Around the world in 80 writing utensils? That’s one way to describe Rad and Hungry, which aims to take lovers of interesting office supplies on a “world tour of limited-edition goods with lo-fi style, pushing design through travel and travel through design.” Founded by former graphic designer Hen Chung in collaboration with fellow globetrotters Sam Alston and Laura Dedon Oxford, the online shop assembles an ever-changing selection of country-themed kits stocked with imported pens, pencils, stationery, and other exotic desk goodies, all beautifully packaged. A Rad and Hungry subscription is the perfect gift for the design lover who has everything—except thumbtacks from Lisbon.

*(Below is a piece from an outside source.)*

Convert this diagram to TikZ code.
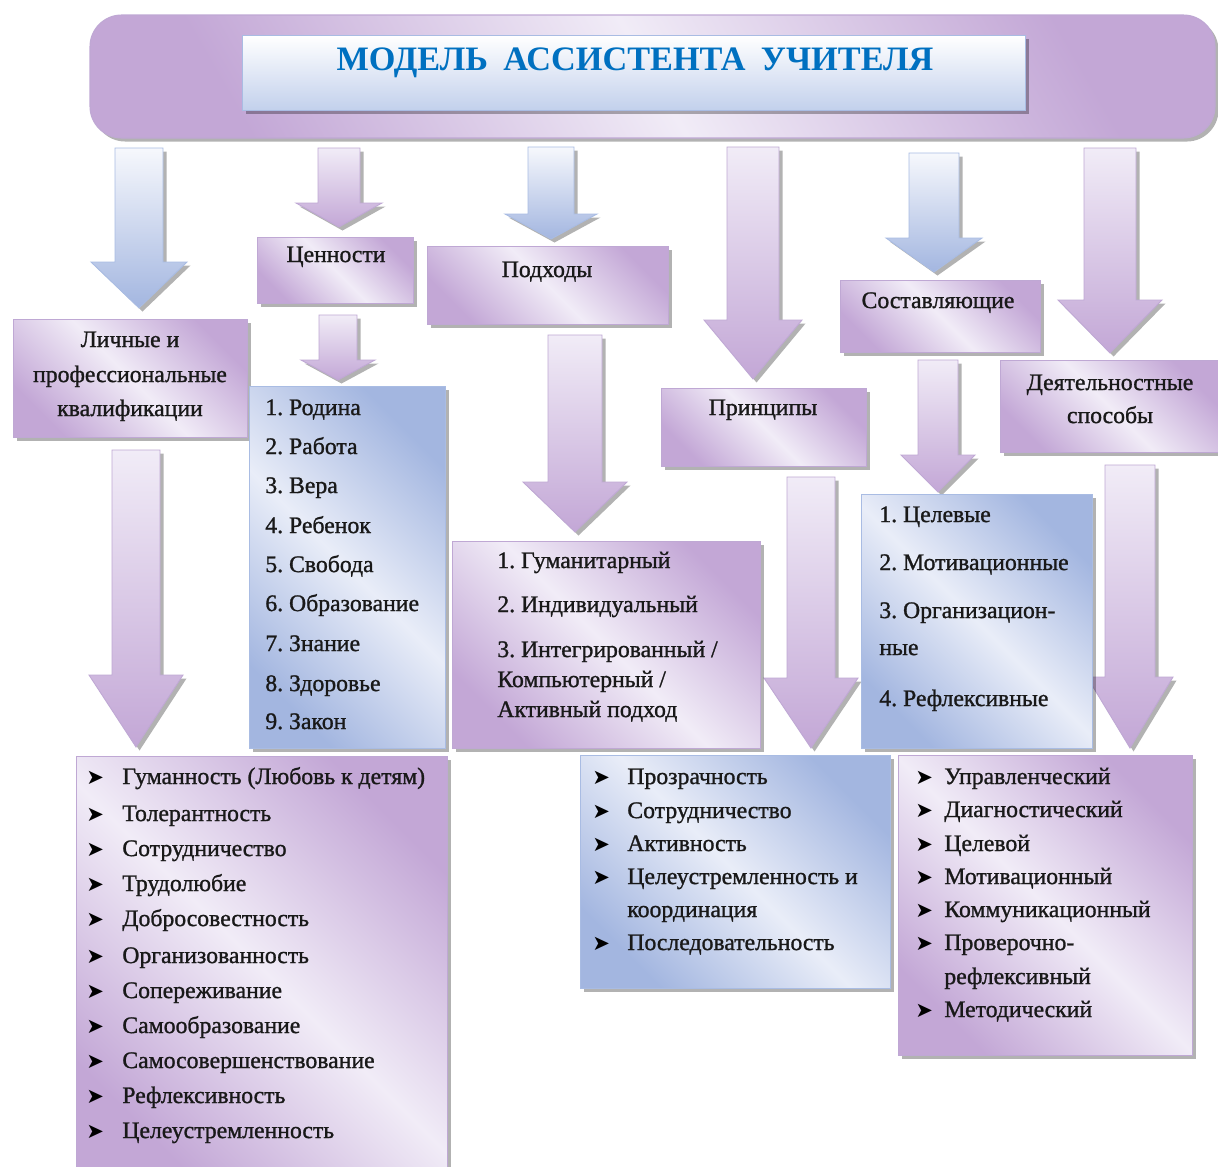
\documentclass[tikz,border=0pt]{standalone}
\usepackage{fontspec}
\setmainfont{Liberation Serif}
\newfontfamily\bodyfont[FakeBold=1.1]{Liberation Serif}
\newfontfamily\symfont{DejaVu Sans}
\usetikzlibrary{shadows}
\definecolor{pD}{HTML}{C3A7D6}
\definecolor{pL}{HTML}{F1ECF7}
\definecolor{pE}{HTML}{BFA8D4}
\definecolor{bD}{HTML}{A3B6E0}
\definecolor{bL}{HTML}{E9EDF8}
\definecolor{bE}{HTML}{A9BCE3}
\definecolor{titleblue}{HTML}{0070C0}
\definecolor{tbB}{HTML}{C2D0EC}
\frenchspacing
\tikzset{
  shd/.style={drop shadow={shadow xshift=2pt, shadow yshift=-2pt, fill=black, opacity=0.3}},
  pbox/.style={draw=pE, line width=0.6pt, top color=pD, bottom color=pD, middle color=pL, shading angle=-45, shd, inner sep=0pt},
  bbox/.style={draw=bE, line width=0.6pt, top color=bD, bottom color=bD, middle color=bL, shading angle=-45, shd, inner sep=0pt},
  parr/.style={draw=pE, line width=0.5pt, top color=pL, bottom color=pD, shd},
  barr/.style={draw=bE, line width=0.5pt, top color=bL!40, bottom color=bD, shd},
  txt/.style={font=\bodyfont\fontsize{13.5}{16}\selectfont, text=black!90, inner sep=0pt, text height=1.5ex, text depth=.25ex},
  bul/.style={font=\symfont\fontsize{12}{14}\selectfont, inner sep=0pt, text height=1.5ex, text depth=.25ex}
}
\newcommand\mkbox[6]{\node[#1, anchor=north west, minimum width={(#5-#3)*0.02cm}, minimum height={(#6-#4)*0.02cm}] (#2) at (#3,#4) {};}
\newcommand\darr[8]{\path[#1] ({#3-#5},#4) -- ({#3+#5},#4) -- ({#3+#5},#7) -- ({#3+#6},#7) -- (#3,#8) -- ({#3-#6},#7) -- ({#3-#5},#7) -- cycle;}
\newcommand\li[4]{\node[txt, anchor=west] (#1) at (#2,#3) {#4};}
\newcommand\bu[3]{\node[bul, anchor=west] (#1) at (#2,#3) {➤};}
\newcommand\hd[4]{\node[txt] (#1) at (#2,#3) {#4};}
\begin{document}
\begin{tikzpicture}[x=0.02cm, y=-0.02cm]
\useasboundingbox (0,0) rectangle (1218,1167);
\fill[white] (0,0) rectangle (1218,1167);
% banner
\path[draw=pE, line width=0.6pt, rounded corners=18pt, top color=pD, bottom color=pD, middle color=pL, shading angle=-60, shd] (90,15) rectangle (1215,138);
\coordinate (banner) at (652,138);
% title
\mkbox{draw=bE, line width=0.8pt, top color=white, bottom color=tbB, shd, inner sep=0pt}{tbox}{242}{35}{1025}{110}
\node[font=\fontsize{19.5}{22}\bfseries\selectfont, text=titleblue, inner sep=0pt] (title) at (635,63) {МОДЕЛЬ\hspace{0.45em}АССИСТЕНТА\hspace{0.45em}УЧИТЕЛЯ};
% first level arrows
\darr{barr}{a1}{139}{148}{24}{48}{262}{308}
\darr{parr}{a2}{339}{148}{21}{43}{203}{227}
\darr{barr}{a3}{551}{147}{23}{46}{214}{239}
\darr{parr}{a4}{753}{147}{26}{49}{320}{379}
\darr{barr}{a5}{934}{153}{25}{48}{238}{272}
\darr{parr}{a6}{1110}{148}{26}{52}{300}{353}
% heading boxes
\mkbox{pbox}{lich}{13}{319}{247}{437}
\mkbox{pbox}{cen}{257}{237}{413}{303}
\mkbox{pbox}{pod}{427}{246}{668}{324}
\mkbox{pbox}{pri}{661}{388}{866}{466}
\mkbox{pbox}{sos}{840}{280}{1040}{352}
\mkbox{pbox}{dey}{1000}{360}{1218}{452}
% second level arrows
\darr{parr}{b1}{136}{450}{24}{47}{675}{747}
\darr{parr}{b2}{338}{315}{19}{37}{360}{380}
\darr{parr}{b3}{575}{335}{27}{52}{482}{532}
\darr{parr}{b4}{811}{477}{24}{47}{678}{748}
\darr{parr}{b5}{938}{360}{20}{37}{455}{492}
\darr{parr}{b6}{1130}{465}{25}{43}{677}{748}
% lower boxes
\mkbox{bbox}{val}{249}{386}{445}{748}
\mkbox{pbox}{app}{452}{541}{760}{748}
\mkbox{bbox}{com}{861}{494}{1092}{748}
\mkbox{pbox}{qua}{76}{756}{447}{1180}
\mkbox{bbox}{prl}{580}{755}{890}{988}
\mkbox{pbox}{met}{898}{755}{1192}{1055}
% heading texts
\hd{tLi1}{130}{342}{Личные и}
\hd{tLi2}{130}{377}{профессиональные}
\hd{tLi3}{130}{411}{квалификации}
\hd{tCen}{336}{257}{Ценности}
\hd{tPod}{547}{272}{Подходы}
\hd{tPri}{763}{410}{Принципы}
\hd{tSos}{938}{303}{Составляющие}
\hd{tDe1}{1110}{385}{Деятельностные}
\hd{tDe2}{1110}{418}{способы}
% values
\li{v1}{265}{410}{1. Родина}
\li{v2}{265}{449}{2. Работа}
\li{v3}{265}{488}{3. Вера}
\li{v4}{265}{528}{4. Ребенок}
\li{v5}{265}{567}{5. Свобода}
\li{v6}{265}{606}{6. Образование}
\li{v7}{265}{646}{7. Знание}
\li{v8}{265}{686}{8. Здоровье}
\li{v9}{265}{724}{9. Закон}
% approaches
\li{p1}{497}{563}{1. Гуманитарный}
\li{p2}{497}{607}{2. Индивидуальный}
\li{p3}{497}{652}{3. Интегрированный /}
\li{p4}{497}{682}{Компьютерный /}
\li{p5}{497}{712}{Активный подход}
% components
\li{c1}{879}{517}{1. Целевые}
\li{c2}{879}{565}{2. Мотивационные}
\li{c3}{879}{613}{3. Организацион-}
\li{c4}{879}{650}{ные}
\li{c5}{879}{701}{4. Рефлексивные}
% qualities
\bu{qb1}{86}{779}\li{q1}{122}{779}{Гуманность (Любовь к детям)}
\bu{qb2}{86}{816}\li{q2}{122}{816}{Толерантность}
\bu{qb3}{86}{851}\li{q3}{122}{851}{Сотрудничество}
\bu{qb4}{86}{886}\li{q4}{122}{886}{Трудолюбие}
\bu{qb5}{86}{921}\li{q5}{122}{921}{Добросовестность}
\bu{qb6}{86}{958}\li{q6}{122}{958}{Организованность}
\bu{qb7}{86}{993}\li{q7}{122}{993}{Сопереживание}
\bu{qb8}{86}{1028}\li{q8}{122}{1028}{Самообразование}
\bu{qb9}{86}{1063}\li{q9}{122}{1063}{Самосовершенствование}
\bu{qb10}{86}{1098}\li{q10}{122}{1098}{Рефлексивность}
\bu{qb11}{86}{1133}\li{q11}{122}{1133}{Целеустремленность}
% principles
\bu{rb1}{592}{779}\li{r1}{627}{779}{Прозрачность}
\bu{rb2}{592}{813}\li{r2}{627}{813}{Сотрудничество}
\bu{rb3}{592}{846}\li{r3}{627}{846}{Активность}
\bu{rb4}{592}{879}\li{r4}{627}{879}{Целеустремленность и}
\li{r5}{627}{912}{координация}
\bu{rb6}{592}{945}\li{r6}{627}{945}{Последовательность}
% methods
\bu{mb1}{915}{779}\li{m1}{944}{779}{Управленческий}
\bu{mb2}{915}{812}\li{m2}{944}{812}{Диагностический}
\bu{mb3}{915}{846}\li{m3}{944}{846}{Целевой}
\bu{mb4}{915}{879}\li{m4}{944}{879}{Мотивационный}
\bu{mb5}{915}{912}\li{m5}{944}{912}{Коммуникационный}
\bu{mb6}{915}{945}\li{m6}{944}{945}{Проверочно-}
\li{m7}{944}{979}{рефлексивный}
\bu{mb8}{915}{1012}\li{m8}{944}{1012}{Методический}
\end{tikzpicture}
\end{document}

“We really try to make each kit speak to our travels in that country–the people we met, food we ate, design we saw,” Chung tells us. “As each layer is unwrapped, people share in our low-down travel. The whole experience transforms the lo-fi, often overlooked daily-diet goods into something sacred. Our ultimate goal is to connect far-flung groups of people who love style, design, and travel as much as we do.” She made time between scouting trips to answer our questions about creating the company, her favorite finds, and what’s currently on her desk.
What led you to create Rad and Hungry?
I was a graphic designer for ten years and it became time for me to move on. I knew I wanted to combine the things I love most—travel and design. One day I was sitting in my library room thinking about what my next move would be. I was staring at a section of shelves that store journals that I collected from my travels. They were all untouched–they were inexpensive journals I picked up in places such as corner shops and pharmacies. Didn’t matter that none of the pages contained any words or images, they were all so sacred to me because they reminded me of each country. And then it hit me—create a company that allows me to travel and share daily-diet design through office supplies.
You travel the globe hunting for new stuff to include in Rad and Hungry kits. What are some of your favorite finds of all time?
Probably my favorite item to date is the Soviet-era notebooks in the Latvia Kit. I love the yellowing pages, the faded mint covers, and the simple rubber-stamped logo. Close seconds are the copper-colored paper clips from our first Germany Kit and the flower-scented pencils from the Portugal Kit. I love the paper clips because they’re so opposite of what people expect of German goods—they’re delicate and not uniform in shape. And the pencils from Portugal are amazing. Their smell is unreal. Super fragrant but not in the cheap perfume sort of way. They’re made by an old pencil factory that’s still in business after all these years. I’m always stoked to discover a company with a lot of history ‘cause I’m a firm believer that old school is best!
You’re packing for a desert island and can only bring one writing utensil. What is it?
Hands down a goldenrod pencil. I figure I’ll be able to create a tool to sharpen it and find something to write on. But I don’t know what I’d do if I need a fire, hurting for wood and have to make the ultimate decision between fighting off the cold or having a trusty number 2 pencil.